Figure 3 shows a solar panel. Heat fins on the lower face of the panel maintain a temperature near ambient. Sandwiched in between is a thermoelectric generator like that in Figure 2. The upper surface of the panel might have a temperature 40C above ambient when exposed to the full day sun. Or, it might have a temperature 10C below ambient on a clear night in the arid and elevated portions of the West and Southwest. The temperature difference powers the thermoelectric circuitry.

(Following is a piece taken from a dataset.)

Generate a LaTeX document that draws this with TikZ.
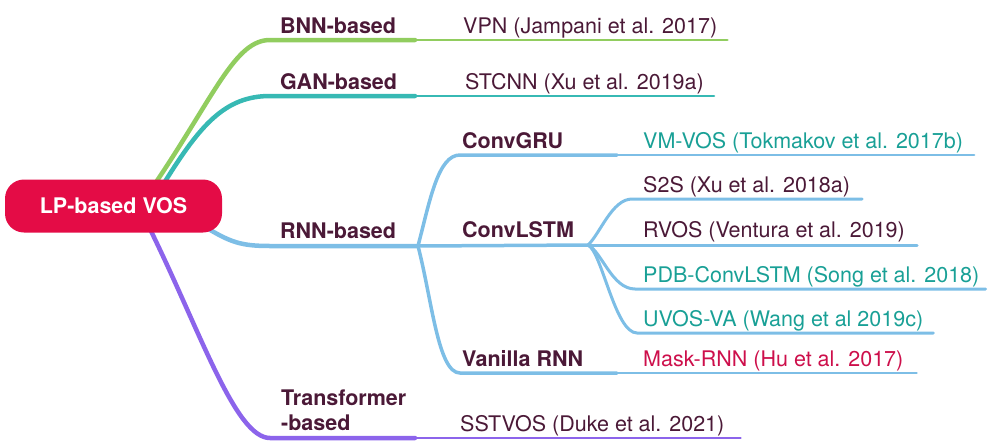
\documentclass[tikz,border=0pt]{standalone}
\usepackage{fontspec}
\setmainfont{TeX Gyre Heros}
\usetikzlibrary{calc,backgrounds}
\definecolor{VosRed}{RGB}{228,12,70}
\definecolor{BnnGreen}{RGB}{145,205,95}
\definecolor{GanTeal}{RGB}{55,185,180}
\definecolor{RnnBlue}{RGB}{125,190,230}
\definecolor{TrfPurple}{RGB}{140,100,235}
\definecolor{InkDark}{RGB}{75,25,55}
\definecolor{InkTeal}{RGB}{25,160,150}
\definecolor{InkRed}{RGB}{205,15,75}
\tikzset{
  rootbox/.style={rectangle,rounded corners=19pt,fill=VosRed,text=white,inner sep=0pt,
    minimum width=217pt,minimum height=53pt,font=\bfseries\fontsize{21.5}{25}\selectfont},
  catlabel/.style={anchor=base west,inner sep=0pt,text=InkDark,font=\bfseries\fontsize{21.5}{25}\selectfont},
  leafitem/.style={anchor=base west,inner sep=0pt,text=InkDark,font=\fontsize{21.5}{25}\selectfont},
  trunk/.style={line width=4.5pt,line cap=round},
  bough/.style={line width=3.5pt,line cap=round},
  twig/.style={line width=2.5pt,line cap=round},
}
\tikzset{tealtext/.style={text=InkTeal},redtext/.style={text=InkRed}}

\begin{document}
\begin{tikzpicture}[x=1pt,y=-1pt]
\useasboundingbox (0,0) rectangle (1004,445);
\node[rootbox] (vos) at (113.5,206) {LP-based VOS};
% first level
\node[catlabel] (bnn) at (280,33) {BNN-based};
\node[catlabel] (gan) at (280,89) {GAN-based};
\node[catlabel] (rnn) at (280,238) {RNN-based};
\node[catlabel,anchor=north west,align=left] (trf) at (281,389.5) {Transformer\\-based};
% second level
\node[catlabel] (gru) at (462,148) {ConvGRU};
\node[catlabel] (lstm) at (462,237) {ConvLSTM};
\node[catlabel] (van) at (462,366) {Vanilla RNN};
% papers
\node[leafitem] (vpn) at (463,33) {VPN (Jampani et al. 2017)};
\node[leafitem] (stcnn) at (465,89) {STCNN (Xu et al. 2019a)};
\node[leafitem,tealtext] (vmvos) at (643,148) {VM-VOS (Tokmakov et al. 2017b)};
\node[leafitem] (s2s) at (643,192) {S2S (Xu et al. 2018a)};
\node[leafitem] (rvos) at (643,237) {RVOS (Ventura et al. 2019)};
\node[leafitem,tealtext] (pdb) at (643,282) {PDB-ConvLSTM (Song et al. 2018)};
\node[leafitem,tealtext] (uvos) at (643,326) {UVOS-VA (Wang et al 2019c)};
\node[leafitem,redtext] (maskrnn) at (643,366) {Mask-RNN (Hu et al. 2017)};
\node[leafitem] (sstvos) at (460,431) {SSTVOS (Duke et al. 2021)};
% junctions
\coordinate (bnnJ) at (415,40);
\coordinate (ganJ) at (415,96);
\coordinate (rnnJ) at (418,246);
\coordinate (trfJ) at (415,438);
\coordinate (gruJ) at (617,155);
\coordinate (lstmJ) at (588,245);
\coordinate (vanJ) at (617,373);

\begin{scope}[on background layer]
\draw[trunk,BnnGreen] ($(vos.center)+(40,-20)$) .. controls (215,95) and (235,40) .. (270,40) -- (bnnJ);
\draw[twig,BnnGreen] (bnnJ) -- ($(vpn.east |- bnnJ)+(10,0)$);
\draw[trunk,GanTeal] ($(vos.center)+(50,-22)$) .. controls (200,125) and (225,96) .. (270,96) -- (ganJ);
\draw[twig,GanTeal] (ganJ) -- ($(stcnn.east |- ganJ)+(10,0)$);
\draw[trunk,TrfPurple] ($(vos.center)+(35,20)$) .. controls (200,330) and (235,438) .. (270,438) -- (trfJ);
\draw[twig,TrfPurple] (trfJ) -- ($(sstvos.east |- trfJ)+(16,0)$);
\draw[trunk,RnnBlue] ($(vos.center)+(90,20)$) .. controls (230,242) and (240,246) .. (270,246) -- (rnnJ);
% RNN sub-branches
\draw[bough,RnnBlue] (rnnJ) .. controls (430,200) and (438,155) .. (460,155) -- (gruJ);
\draw[twig,RnnBlue] (gruJ) -- ($(vmvos.east |- gruJ)+(11,0)$);
\draw[bough,RnnBlue] (rnnJ) -- (lstmJ);
\draw[bough,RnnBlue] (rnnJ) .. controls (432,300) and (438,373) .. (460,373) -- (vanJ);
\draw[twig,RnnBlue] (vanJ) -- ($(maskrnn.east |- vanJ)+(13,0)$);
% ConvLSTM papers
\draw[twig,RnnBlue,line width=3pt] (lstmJ) .. controls (600,234) and (612,199) .. (632,199) -- ($(s2s.east |- 0,199)+(12,0)$);
\draw[twig,RnnBlue,line width=3pt] (lstmJ) -- ($(rvos.east |- lstmJ)+(12,0)$);
\draw[twig,RnnBlue,line width=3pt] (lstmJ) .. controls (602,252) and (612,289) .. (635,289) -- ($(pdb.east |- 0,289)+(6,0)$);
\draw[twig,RnnBlue,line width=3pt] (lstmJ) .. controls (602,252) and (615,333) .. (637,333) -- ($(uvos.east |- 0,333)+(10,0)$);
\end{scope}
\end{tikzpicture}
\end{document}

There is no doubt the additional equipment will produce some power in addition to or in place of the solar generator. But this is not a solar panel that works at night. It doesn’t use starlight or moonlight. It doesn’t even necessarily use radiation as some of its PR claims. It works from a temperature difference.

In what I view as a misleading claim, the press release states this (bold text is mine):

Advantages

• Low cost, off-grid
• Nighttime 2.2 W/m² power density
• Outperforms other ambient energy harvesting techniques like wind or radio frequency
• Daytime performance estimated to be 3-4x higher than nighttime

Wyoming wind plants currently dedicate about 100 acres, or about 40 hectares, to each MW of nameplate wind. Since wind plants have an annual average capacity factor of about one-third, the power density computed from dedicated land area is about 0.7W/m². So, the claim that this 2.2W/m² of thermoelectric power exceeds the power density of wind is true. Yet, then what must also be true is that the panels having  thermoelectric generators must cover the entire 40 hectare area with modified panels to “outperform wind”.

Even though the PR says that the thermoelectric modules need only cover 1% of the solar panel area, many must be connected in series to reach a usable voltage. It seems like a lot of trouble and expense in a weak attempt to address the intermittency of solar energy.